PROBLEM REQUIREMENTS
Give back exactly the lines running from the line that holds "Convert this chart to Chart.js code." through the line that holds "const texteLe1 = ['e1=1,047', 'e1/m1=20,0%']", ends included, and no other lines.

SUPPLIED RECORDS
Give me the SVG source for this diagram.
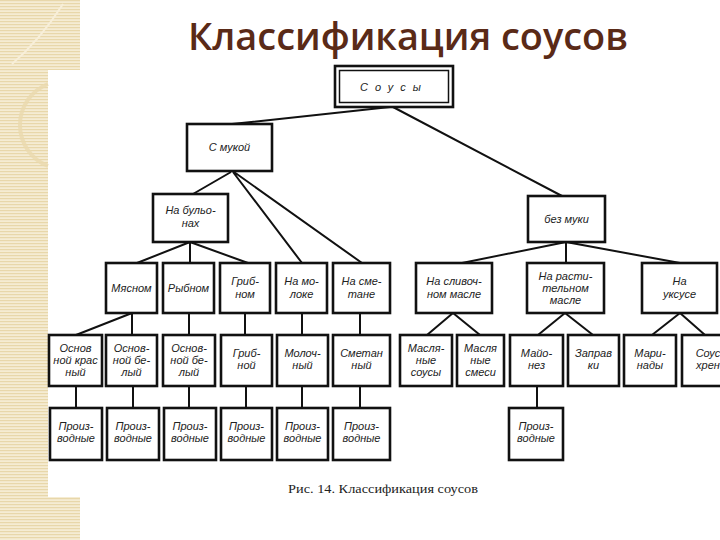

--

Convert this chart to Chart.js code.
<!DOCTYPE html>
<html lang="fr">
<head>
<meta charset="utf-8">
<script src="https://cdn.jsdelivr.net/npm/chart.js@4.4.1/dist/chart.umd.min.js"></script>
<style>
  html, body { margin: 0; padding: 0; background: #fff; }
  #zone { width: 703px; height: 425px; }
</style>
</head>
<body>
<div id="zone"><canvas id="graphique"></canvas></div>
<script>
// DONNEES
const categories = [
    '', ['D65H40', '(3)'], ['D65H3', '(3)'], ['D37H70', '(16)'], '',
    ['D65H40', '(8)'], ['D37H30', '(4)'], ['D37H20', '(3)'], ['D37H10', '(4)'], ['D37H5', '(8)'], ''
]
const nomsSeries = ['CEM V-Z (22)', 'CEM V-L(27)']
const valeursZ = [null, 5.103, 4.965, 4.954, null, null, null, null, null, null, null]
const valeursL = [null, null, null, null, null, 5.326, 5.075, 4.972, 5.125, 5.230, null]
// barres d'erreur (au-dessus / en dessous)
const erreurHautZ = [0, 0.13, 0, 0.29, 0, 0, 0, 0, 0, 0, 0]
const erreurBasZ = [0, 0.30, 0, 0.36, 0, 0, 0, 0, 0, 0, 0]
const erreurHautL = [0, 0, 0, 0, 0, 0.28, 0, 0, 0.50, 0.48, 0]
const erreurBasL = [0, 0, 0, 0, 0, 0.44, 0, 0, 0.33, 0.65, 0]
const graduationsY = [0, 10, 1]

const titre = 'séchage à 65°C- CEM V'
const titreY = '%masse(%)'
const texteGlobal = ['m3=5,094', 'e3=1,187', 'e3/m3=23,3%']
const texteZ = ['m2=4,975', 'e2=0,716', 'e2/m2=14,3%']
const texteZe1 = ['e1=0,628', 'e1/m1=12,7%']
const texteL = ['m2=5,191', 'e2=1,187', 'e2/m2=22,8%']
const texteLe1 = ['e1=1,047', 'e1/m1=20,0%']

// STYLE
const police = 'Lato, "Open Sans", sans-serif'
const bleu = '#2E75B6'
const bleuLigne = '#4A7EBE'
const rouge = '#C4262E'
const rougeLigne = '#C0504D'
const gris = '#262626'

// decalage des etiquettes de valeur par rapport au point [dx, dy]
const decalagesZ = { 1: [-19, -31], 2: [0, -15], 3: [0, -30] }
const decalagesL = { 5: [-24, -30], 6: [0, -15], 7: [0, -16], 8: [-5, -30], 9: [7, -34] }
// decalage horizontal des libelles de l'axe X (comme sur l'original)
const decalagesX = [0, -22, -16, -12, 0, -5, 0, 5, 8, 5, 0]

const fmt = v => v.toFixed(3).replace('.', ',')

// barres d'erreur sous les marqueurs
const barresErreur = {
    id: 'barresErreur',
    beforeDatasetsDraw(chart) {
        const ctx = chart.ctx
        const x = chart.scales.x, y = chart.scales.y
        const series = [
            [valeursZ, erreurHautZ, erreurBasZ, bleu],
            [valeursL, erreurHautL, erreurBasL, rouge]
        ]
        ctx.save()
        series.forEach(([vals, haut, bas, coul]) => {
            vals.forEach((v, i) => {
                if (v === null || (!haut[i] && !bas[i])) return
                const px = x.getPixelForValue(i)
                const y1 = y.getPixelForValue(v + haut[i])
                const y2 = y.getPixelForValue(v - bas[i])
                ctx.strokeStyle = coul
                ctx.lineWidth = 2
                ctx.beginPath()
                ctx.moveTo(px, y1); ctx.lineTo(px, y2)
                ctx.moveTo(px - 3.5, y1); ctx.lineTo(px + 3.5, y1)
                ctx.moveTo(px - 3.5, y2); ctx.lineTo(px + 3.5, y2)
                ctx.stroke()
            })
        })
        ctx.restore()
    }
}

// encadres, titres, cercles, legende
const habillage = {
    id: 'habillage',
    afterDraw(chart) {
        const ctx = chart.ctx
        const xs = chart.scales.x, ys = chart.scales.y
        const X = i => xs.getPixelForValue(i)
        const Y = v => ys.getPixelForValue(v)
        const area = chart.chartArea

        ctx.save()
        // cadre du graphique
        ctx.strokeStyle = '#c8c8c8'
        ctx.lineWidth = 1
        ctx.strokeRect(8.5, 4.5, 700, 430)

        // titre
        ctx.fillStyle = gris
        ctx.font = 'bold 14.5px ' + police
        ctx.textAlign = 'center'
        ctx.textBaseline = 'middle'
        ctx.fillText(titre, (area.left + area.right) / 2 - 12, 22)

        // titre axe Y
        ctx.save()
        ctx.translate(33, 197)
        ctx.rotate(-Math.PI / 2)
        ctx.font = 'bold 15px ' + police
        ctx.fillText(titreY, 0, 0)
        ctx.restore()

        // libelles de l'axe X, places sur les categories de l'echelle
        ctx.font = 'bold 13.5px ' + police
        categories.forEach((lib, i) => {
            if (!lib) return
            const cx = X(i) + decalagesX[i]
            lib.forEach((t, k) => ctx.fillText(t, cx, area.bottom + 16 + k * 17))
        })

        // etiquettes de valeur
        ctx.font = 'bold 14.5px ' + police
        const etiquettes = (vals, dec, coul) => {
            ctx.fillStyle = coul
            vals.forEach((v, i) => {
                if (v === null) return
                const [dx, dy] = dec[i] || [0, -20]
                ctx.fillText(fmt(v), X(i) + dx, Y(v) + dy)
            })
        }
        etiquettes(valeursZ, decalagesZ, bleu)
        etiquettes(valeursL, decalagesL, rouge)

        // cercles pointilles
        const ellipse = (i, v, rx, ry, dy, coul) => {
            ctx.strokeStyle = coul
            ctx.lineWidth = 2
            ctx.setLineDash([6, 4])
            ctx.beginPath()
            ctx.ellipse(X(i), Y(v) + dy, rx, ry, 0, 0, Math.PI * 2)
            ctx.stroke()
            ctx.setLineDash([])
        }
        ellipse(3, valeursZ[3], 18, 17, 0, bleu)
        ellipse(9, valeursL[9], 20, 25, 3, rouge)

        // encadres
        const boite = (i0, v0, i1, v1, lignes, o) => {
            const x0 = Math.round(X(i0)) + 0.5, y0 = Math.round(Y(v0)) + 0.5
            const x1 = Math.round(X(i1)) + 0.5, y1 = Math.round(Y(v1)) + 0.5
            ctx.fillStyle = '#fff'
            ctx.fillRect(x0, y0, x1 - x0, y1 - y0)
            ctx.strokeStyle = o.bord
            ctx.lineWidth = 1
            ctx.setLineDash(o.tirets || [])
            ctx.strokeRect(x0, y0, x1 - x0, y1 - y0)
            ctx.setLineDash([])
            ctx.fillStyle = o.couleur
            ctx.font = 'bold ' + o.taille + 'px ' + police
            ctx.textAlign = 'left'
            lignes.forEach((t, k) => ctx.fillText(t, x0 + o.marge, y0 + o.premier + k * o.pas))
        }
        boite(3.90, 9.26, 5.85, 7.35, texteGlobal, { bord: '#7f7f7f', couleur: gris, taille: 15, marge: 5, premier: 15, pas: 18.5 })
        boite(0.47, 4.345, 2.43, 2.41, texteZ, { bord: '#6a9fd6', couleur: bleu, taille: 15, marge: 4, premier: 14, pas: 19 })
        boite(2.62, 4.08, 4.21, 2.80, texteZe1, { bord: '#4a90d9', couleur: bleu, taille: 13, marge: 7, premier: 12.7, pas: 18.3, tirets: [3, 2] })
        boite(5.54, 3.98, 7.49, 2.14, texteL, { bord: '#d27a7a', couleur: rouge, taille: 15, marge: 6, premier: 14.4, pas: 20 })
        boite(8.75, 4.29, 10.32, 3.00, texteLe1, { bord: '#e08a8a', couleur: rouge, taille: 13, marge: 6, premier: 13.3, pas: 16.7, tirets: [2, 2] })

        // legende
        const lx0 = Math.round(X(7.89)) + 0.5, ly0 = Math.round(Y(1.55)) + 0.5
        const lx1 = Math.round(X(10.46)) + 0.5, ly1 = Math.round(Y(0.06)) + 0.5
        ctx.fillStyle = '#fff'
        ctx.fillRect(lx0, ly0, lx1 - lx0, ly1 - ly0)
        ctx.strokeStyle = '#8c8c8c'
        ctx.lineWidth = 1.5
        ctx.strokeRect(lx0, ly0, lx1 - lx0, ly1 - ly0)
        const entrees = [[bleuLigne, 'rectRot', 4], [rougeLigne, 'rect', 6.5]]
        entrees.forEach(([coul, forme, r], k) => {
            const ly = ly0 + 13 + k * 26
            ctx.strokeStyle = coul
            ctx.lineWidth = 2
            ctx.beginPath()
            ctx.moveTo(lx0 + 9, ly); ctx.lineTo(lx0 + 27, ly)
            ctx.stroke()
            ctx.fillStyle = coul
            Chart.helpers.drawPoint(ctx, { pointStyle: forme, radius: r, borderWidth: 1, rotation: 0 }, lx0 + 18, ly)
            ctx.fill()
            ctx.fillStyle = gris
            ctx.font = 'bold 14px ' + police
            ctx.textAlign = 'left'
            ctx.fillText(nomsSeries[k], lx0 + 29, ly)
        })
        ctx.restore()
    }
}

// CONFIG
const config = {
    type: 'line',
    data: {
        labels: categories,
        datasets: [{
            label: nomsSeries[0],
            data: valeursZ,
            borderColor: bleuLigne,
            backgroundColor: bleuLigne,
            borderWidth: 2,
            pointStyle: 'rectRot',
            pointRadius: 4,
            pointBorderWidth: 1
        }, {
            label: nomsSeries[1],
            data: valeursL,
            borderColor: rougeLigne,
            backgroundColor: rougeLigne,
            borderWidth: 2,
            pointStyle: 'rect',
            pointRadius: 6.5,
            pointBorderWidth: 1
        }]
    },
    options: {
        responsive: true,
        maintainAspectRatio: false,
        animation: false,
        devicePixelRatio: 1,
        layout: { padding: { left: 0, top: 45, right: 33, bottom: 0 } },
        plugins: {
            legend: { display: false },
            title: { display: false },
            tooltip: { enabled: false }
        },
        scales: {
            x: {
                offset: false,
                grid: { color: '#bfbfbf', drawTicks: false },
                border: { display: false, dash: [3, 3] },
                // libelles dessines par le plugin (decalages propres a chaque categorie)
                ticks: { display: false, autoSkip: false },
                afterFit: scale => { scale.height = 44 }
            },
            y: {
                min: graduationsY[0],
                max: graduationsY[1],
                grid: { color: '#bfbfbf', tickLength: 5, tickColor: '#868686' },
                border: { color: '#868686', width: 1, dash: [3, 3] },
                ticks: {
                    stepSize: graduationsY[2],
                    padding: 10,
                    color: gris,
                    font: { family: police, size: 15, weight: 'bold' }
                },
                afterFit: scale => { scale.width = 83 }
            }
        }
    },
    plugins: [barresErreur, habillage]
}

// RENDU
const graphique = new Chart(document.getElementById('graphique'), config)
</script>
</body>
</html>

EXERCISE RESULT
Convert this chart to Chart.js code.
<!DOCTYPE html>
<html lang="fr">
<head>
<meta charset="utf-8">
<script src="https://cdn.jsdelivr.net/npm/chart.js@4.4.1/dist/chart.umd.min.js"></script>
<style>
  html, body { margin: 0; padding: 0; background: #fff; }
  #zone { width: 703px; height: 425px; }
</style>
</head>
<body>
<div id="zone"><canvas id="graphique"></canvas></div>
<script>
// DONNEES
const categories = [
    '', ['D65H40', '(3)'], ['D65H3', '(3)'], ['D37H70', '(16)'], '',
    ['D65H40', '(8)'], ['D37H30', '(4)'], ['D37H20', '(3)'], ['D37H10', '(4)'], ['D37H5', '(8)'], ''
]
const nomsSeries = ['CEM V-Z (22)', 'CEM V-L(27)']
const valeursZ = [null, 5.103, 4.965, 4.954, null, null, null, null, null, null, null]
const valeursL = [null, null, null, null, null, 5.326, 5.075, 4.972, 5.125, 5.230, null]
// barres d'erreur (au-dessus / en dessous)
const erreurHautZ = [0, 0.13, 0, 0.29, 0, 0, 0, 0, 0, 0, 0]
const erreurBasZ = [0, 0.30, 0, 0.36, 0, 0, 0, 0, 0, 0, 0]
const erreurHautL = [0, 0, 0, 0, 0, 0.28, 0, 0, 0.50, 0.48, 0]
const erreurBasL = [0, 0, 0, 0, 0, 0.44, 0, 0, 0.33, 0.65, 0]
const graduationsY = [0, 10, 1]

const titre = 'séchage à 65°C- CEM V'
const titreY = '%masse(%)'
const texteGlobal = ['m3=5,094', 'e3=1,187', 'e3/m3=23,3%']
const texteZ = ['m2=4,975', 'e2=0,716', 'e2/m2=14,3%']
const texteZe1 = ['e1=0,628', 'e1/m1=12,7%']
const texteL = ['m2=5,191', 'e2=1,187', 'e2/m2=22,8%']
const texteLe1 = ['e1=1,047', 'e1/m1=20,0%']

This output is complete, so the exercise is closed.